Wage growth continued to be subdued. The pattern suggests the U.S. economy recorded a solid first half in 2018. Indeed, second quarter real GDP may post in the 3.5 to 4 percent range, when released at the end of July 2018.
We expect some deceleration in both job growth and real GDP in the second half of 2018. The first half of 2018 was bumped stronger by the tax cuts enacted in December 2017. The second half of 2018 will be constrained by the huge uncertainties over tariffs which will be negatively impacting corporate investment plans, as spending on new plant and equipment is delayed pending a clearer picture on how the trade war develops. The other constraining factor for the second half of 2018 is the flattening of the yield curve, which suggests less robust economic activity in 2019.

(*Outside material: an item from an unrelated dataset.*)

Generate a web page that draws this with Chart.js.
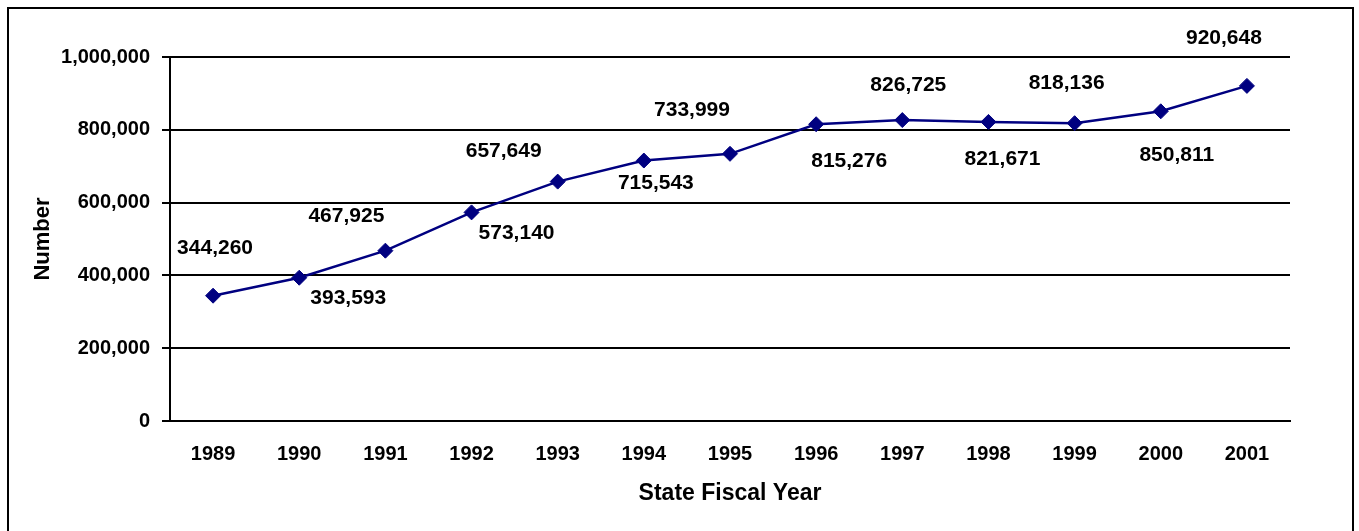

Also, note that this economic expansion is quite long and still going. If it can make it another year it will be longest U.S. economic expansion on record. We do not subscribe to business cycle theories that economic expansions end because of old age.
Instead, our perspective is that economic expansions typically come to an end due to policy mistakes – usually too aggressive hiking of short-term interest rates by the Federal Reserve. With two more rate hikes, the Fed will be in the neutral range in terms of monetary policy as indicated by the yield curve. So far, the yield curve has not inverted (i.e., short rates higher than long-term yields), but the yield curve has gotten appreciably flatter. Indeed, even as the Fed pushes through rate hikes in the second half of 2018, we would not be surprised to see the Fed initiating a debate about when they should stop raising rates.